** Start of SUPPLIED DATA **

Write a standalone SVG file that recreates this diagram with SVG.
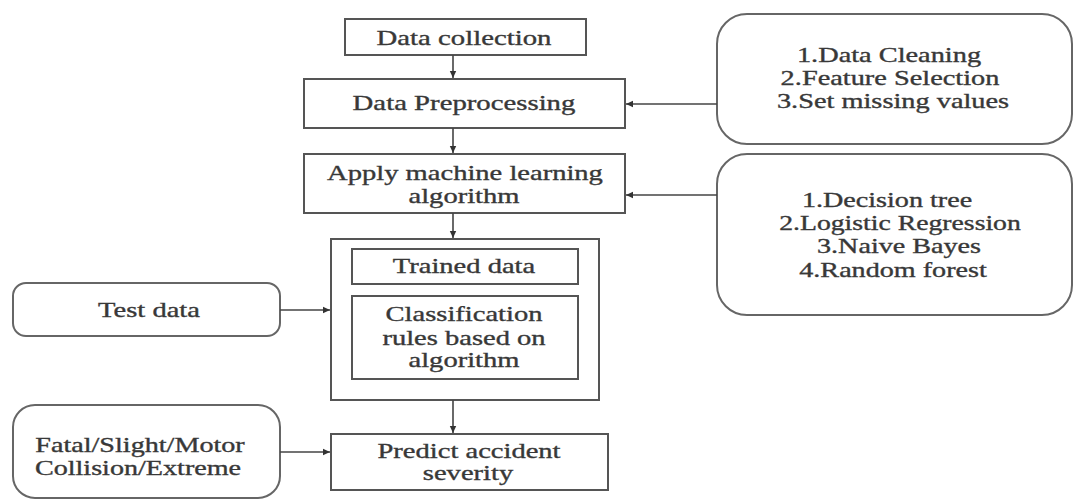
<svg xmlns="http://www.w3.org/2000/svg" width="1074" height="501" viewBox="0 0 1074 501">
<style>
.box{fill:#fff;stroke:#555;stroke-width:2}
.rbox{fill:#fff;stroke:#666;stroke-width:2}
.t{font-family:"Liberation Serif","Times New Roman",serif;font-size:21px;fill:#383838;stroke:#383838;stroke-width:0.35;text-anchor:middle}
.c{fill:none;stroke:#444;stroke-width:1.6}
</style>
<defs>
<marker id="ah" markerUnits="userSpaceOnUse" markerWidth="8" markerHeight="8" refX="7" refY="4" orient="auto">
<path d="M0,0.8 L7,4 L0,7.2 Z" fill="#333"/>
</marker>
</defs>
<rect width="1074" height="501" fill="#fff"/>

<g id="data-collection">
<rect class="box" x="345" y="19" width="241" height="36"/>
<text class="t" transform="matrix(1.37 0 0 1 464 45)">Data collection</text>
</g>

<g id="data-preprocessing">
<rect class="box" x="304" y="79" width="321" height="49"/>
<text class="t" transform="matrix(1.37 0 0 1 464 110)">Data Preprocessing</text>
</g>

<g id="apply-ml">
<rect class="box" x="304" y="154" width="321" height="59"/>
<text class="t" transform="matrix(1.36 0 0 1 465 180)">Apply machine learning</text>
<text class="t" transform="matrix(1.36 0 0 1 464 203)">algorithm</text>
</g>

<g id="preprocessing-steps">
<rect class="rbox" x="717" y="14" width="355" height="130" rx="30" ry="30"/>
<text class="t" transform="matrix(1.35 0 0 1 889 62)">1.Data Cleaning</text>
<text class="t" transform="matrix(1.35 0 0 1 890 85)">2.Feature Selection</text>
<text class="t" transform="matrix(1.35 0 0 1 893 108)">3.Set missing values</text>
</g>

<g id="algorithms">
<rect class="rbox" x="717" y="154" width="355" height="161" rx="30" ry="30"/>
<text class="t" transform="matrix(1.34 0 0 1 887 207)">1.Decision tree</text>
<text class="t" transform="matrix(1.32 0 0 1 900 230)">2.Logistic Regression</text>
<text class="t" transform="matrix(1.34 0 0 1 899 253)">3.Naive Bayes</text>
<text class="t" transform="matrix(1.34 0 0 1 893 277)">4.Random forest</text>
</g>

<g id="model">
<rect class="box" x="331" y="239" width="268" height="161"/>
<g id="trained-data">
<rect class="box" x="352" y="249" width="226" height="35"/>
<text class="t" transform="matrix(1.36 0 0 1 464 273)">Trained data</text>
</g>
<g id="classification-rules">
<rect class="box" x="352" y="296" width="226" height="83"/>
<text class="t" transform="matrix(1.36 0 0 1 464 321)">Classification</text>
<text class="t" transform="matrix(1.36 0 0 1 464 345)">rules based on</text>
<text class="t" transform="matrix(1.36 0 0 1 464 367)">algorithm</text>
</g>
</g>

<g id="test-data">
<rect class="rbox" x="13" y="283" width="267" height="53" rx="13" ry="13"/>
<text class="t" transform="matrix(1.36 0 0 1 149 317)">Test data</text>
</g>

<g id="severity-classes">
<rect class="rbox" x="13" y="405" width="267" height="93" rx="22" ry="22"/>
<text class="t" transform="matrix(1.34 0 0 1 140 452)">Fatal/Slight/Motor</text>
<text class="t" transform="matrix(1.34 0 0 1 138 475)">Collision/Extreme</text>
</g>

<g id="predict">
<rect class="box" x="331" y="434" width="277" height="56"/>
<text class="t" transform="matrix(1.36 0 0 1 469 458)">Predict accident</text>
<text class="t" transform="matrix(1.36 0 0 1 468 480)">severity</text>
</g>

<g id="connectors">
<line class="c" x1="453" y1="55" x2="453" y2="78" marker-end="url(#ah)"/>
<line class="c" x1="453" y1="128" x2="453" y2="153" marker-end="url(#ah)"/>
<line class="c" x1="453" y1="213" x2="453" y2="238" marker-end="url(#ah)"/>
<line class="c" x1="453" y1="400" x2="453" y2="433" marker-end="url(#ah)"/>
<line class="c" x1="717" y1="104" x2="626" y2="104" marker-end="url(#ah)"/>
<line class="c" x1="717" y1="195" x2="626" y2="195" marker-end="url(#ah)"/>
<line class="c" x1="280" y1="310" x2="330" y2="310" marker-end="url(#ah)"/>
<line class="c" x1="280" y1="452" x2="330" y2="452" marker-end="url(#ah)"/>
</g>
</svg>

** End of SUPPLIED DATA **

**WHAT YOU WILL DO:**
Omit every picture, then repeat the remaining data exactly as it appears above.

**FINISHED TASK:**
Write a standalone SVG file that recreates this diagram with SVG.
<svg xmlns="http://www.w3.org/2000/svg" width="1074" height="501" viewBox="0 0 1074 501">
<style>
.box{fill:#fff;stroke:#555;stroke-width:2}
.rbox{fill:#fff;stroke:#666;stroke-width:2}
.t{font-family:"Liberation Serif","Times New Roman",serif;font-size:21px;fill:#383838;stroke:#383838;stroke-width:0.35;text-anchor:middle}
.c{fill:none;stroke:#444;stroke-width:1.6}
</style>
<defs>
<marker id="ah" markerUnits="userSpaceOnUse" markerWidth="8" markerHeight="8" refX="7" refY="4" orient="auto">
<path d="M0,0.8 L7,4 L0,7.2 Z" fill="#333"/>
</marker>
</defs>
<rect width="1074" height="501" fill="#fff"/>

<g id="data-collection">
<rect class="box" x="345" y="19" width="241" height="36"/>
<text class="t" transform="matrix(1.37 0 0 1 464 45)">Data collection</text>
</g>

<g id="data-preprocessing">
<rect class="box" x="304" y="79" width="321" height="49"/>
<text class="t" transform="matrix(1.37 0 0 1 464 110)">Data Preprocessing</text>
</g>

<g id="apply-ml">
<rect class="box" x="304" y="154" width="321" height="59"/>
<text class="t" transform="matrix(1.36 0 0 1 465 180)">Apply machine learning</text>
<text class="t" transform="matrix(1.36 0 0 1 464 203)">algorithm</text>
</g>

<g id="preprocessing-steps">
<rect class="rbox" x="717" y="14" width="355" height="130" rx="30" ry="30"/>
<text class="t" transform="matrix(1.35 0 0 1 889 62)">1.Data Cleaning</text>
<text class="t" transform="matrix(1.35 0 0 1 890 85)">2.Feature Selection</text>
<text class="t" transform="matrix(1.35 0 0 1 893 108)">3.Set missing values</text>
</g>

<g id="algorithms">
<rect class="rbox" x="717" y="154" width="355" height="161" rx="30" ry="30"/>
<text class="t" transform="matrix(1.34 0 0 1 887 207)">1.Decision tree</text>
<text class="t" transform="matrix(1.32 0 0 1 900 230)">2.Logistic Regression</text>
<text class="t" transform="matrix(1.34 0 0 1 899 253)">3.Naive Bayes</text>
<text class="t" transform="matrix(1.34 0 0 1 893 277)">4.Random forest</text>
</g>

<g id="model">
<rect class="box" x="331" y="239" width="268" height="161"/>
<g id="trained-data">
<rect class="box" x="352" y="249" width="226" height="35"/>
<text class="t" transform="matrix(1.36 0 0 1 464 273)">Trained data</text>
</g>
<g id="classification-rules">
<rect class="box" x="352" y="296" width="226" height="83"/>
<text class="t" transform="matrix(1.36 0 0 1 464 321)">Classification</text>
<text class="t" transform="matrix(1.36 0 0 1 464 345)">rules based on</text>
<text class="t" transform="matrix(1.36 0 0 1 464 367)">algorithm</text>
</g>
</g>

<g id="test-data">
<rect class="rbox" x="13" y="283" width="267" height="53" rx="13" ry="13"/>
<text class="t" transform="matrix(1.36 0 0 1 149 317)">Test data</text>
</g>

<g id="severity-classes">
<rect class="rbox" x="13" y="405" width="267" height="93" rx="22" ry="22"/>
<text class="t" transform="matrix(1.34 0 0 1 140 452)">Fatal/Slight/Motor</text>
<text class="t" transform="matrix(1.34 0 0 1 138 475)">Collision/Extreme</text>
</g>

<g id="predict">
<rect class="box" x="331" y="434" width="277" height="56"/>
<text class="t" transform="matrix(1.36 0 0 1 469 458)">Predict accident</text>
<text class="t" transform="matrix(1.36 0 0 1 468 480)">severity</text>
</g>

<g id="connectors">
<line class="c" x1="453" y1="55" x2="453" y2="78" marker-end="url(#ah)"/>
<line class="c" x1="453" y1="128" x2="453" y2="153" marker-end="url(#ah)"/>
<line class="c" x1="453" y1="213" x2="453" y2="238" marker-end="url(#ah)"/>
<line class="c" x1="453" y1="400" x2="453" y2="433" marker-end="url(#ah)"/>
<line class="c" x1="717" y1="104" x2="626" y2="104" marker-end="url(#ah)"/>
<line class="c" x1="717" y1="195" x2="626" y2="195" marker-end="url(#ah)"/>
<line class="c" x1="280" y1="310" x2="330" y2="310" marker-end="url(#ah)"/>
<line class="c" x1="280" y1="452" x2="330" y2="452" marker-end="url(#ah)"/>
</g>
</svg>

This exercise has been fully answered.